56. Song No. 467: “Anyone. Anyone?” Dashboard Confessional
The Drowning EP, 2001
If any band can take credit for completely redirecting where my musical tastes were going, it’s Dashboard Confessional. I discovered this band not much more than a year before Chris Carrabba became the omnipresent emo-kid poster boy; before then, I was all scatter-shot classic rock and showtunes and whatever song caught my attention for a little while. Dashboard Confessional was what I didn’t know I’d been looking for, giving me the definitive, concrete language to keep asking for more of what I finally knew I wanted as the catalyst for refining my taste in music.
Alphabetically, “As Lovers Go” popped up in rotation not too long after this song, a one-two punch of a reminder that I used to love this band so much that I cried the first time I saw Carrabba, his guitar and the barstool they shared at one of the handful of Philly venues that defined my high school and college years. “As Lovers Go” might be the song that got stuck in my head and is still laying casual claims to its space there but this one just signifies something greater than simply loving one song. Needing to find this CD was when I started to understand the all-consuming and adoring compulsion that drives being a completist.
By the time “As Lovers Go” and its accompanying album came out, I was gearing up for my sophomore year of college and my ardent love for the emo-scene gateway drug of Dashboard Confessional had already waned considerably. A college classmate once asked how to tell emo from indie, to which I glibly replied that whether or not the listener was in high school or college was the key differential, but every self-deprecating comment has some kernel of truth in it. Still, my taste in music had become much less emotional punk and far more stripped down, melodic and lo-fi college radio, and Dashboard didn’t deliver quite what I wanted anymore. (Still, A Mark, a Mission, a Brand, a Scar had its highlights and I apparently STILL can’t help myself from belting out “As Lovers Go” with every ounce of unabashedly earnest heartache and hopefulness that a Dashboard Confessional song thrives on.)
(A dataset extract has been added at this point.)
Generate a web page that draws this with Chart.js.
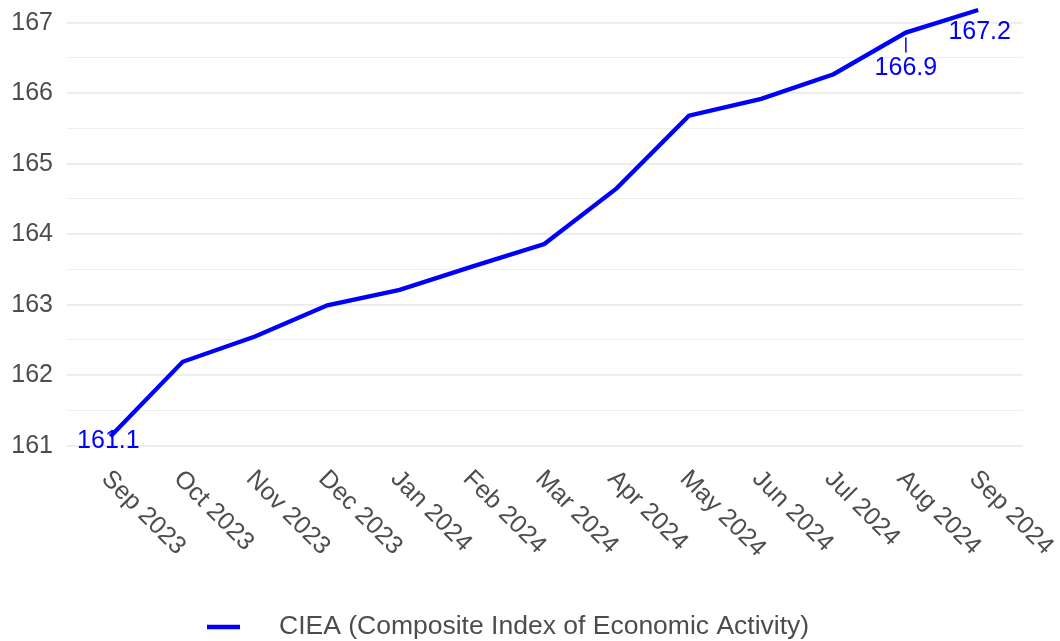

“Anyone. Anyone?,” however, and I met on the upward trajectory of my love for Dashboard. The Drowning EP was one of my first moments of tracking down a hard-to-find CD. That unexpected victory of finding a used copy at the dearly departed indie record store/second home of my youth (pour one out for Tunes‘ flagship location, folks) is an unmatched dopamine rush that I truly miss from the days when searching for certain obscure CDs was a veritable treasure hunt. Hearing the song for the first time years rocked me back to the thrill of putting a seemingly disproportionate amount of effort into locating what was essentially three songs with the dogged determination and singular focus seemingly more suited to scavenger hunt with more payoff than tracking down seven minutes and 12 seconds of music.
And even as an adult with a marriage and a career and a house and bills, the verse that begins with “Get a little anxious sometimes / You’ll be gone and I’ll be left behind / Get a little nervous sometimes / It’ll be my cue and I’ll forget my lines” and ends with “Never really mastered disinterest” STILL speaks to me far more than it probably should.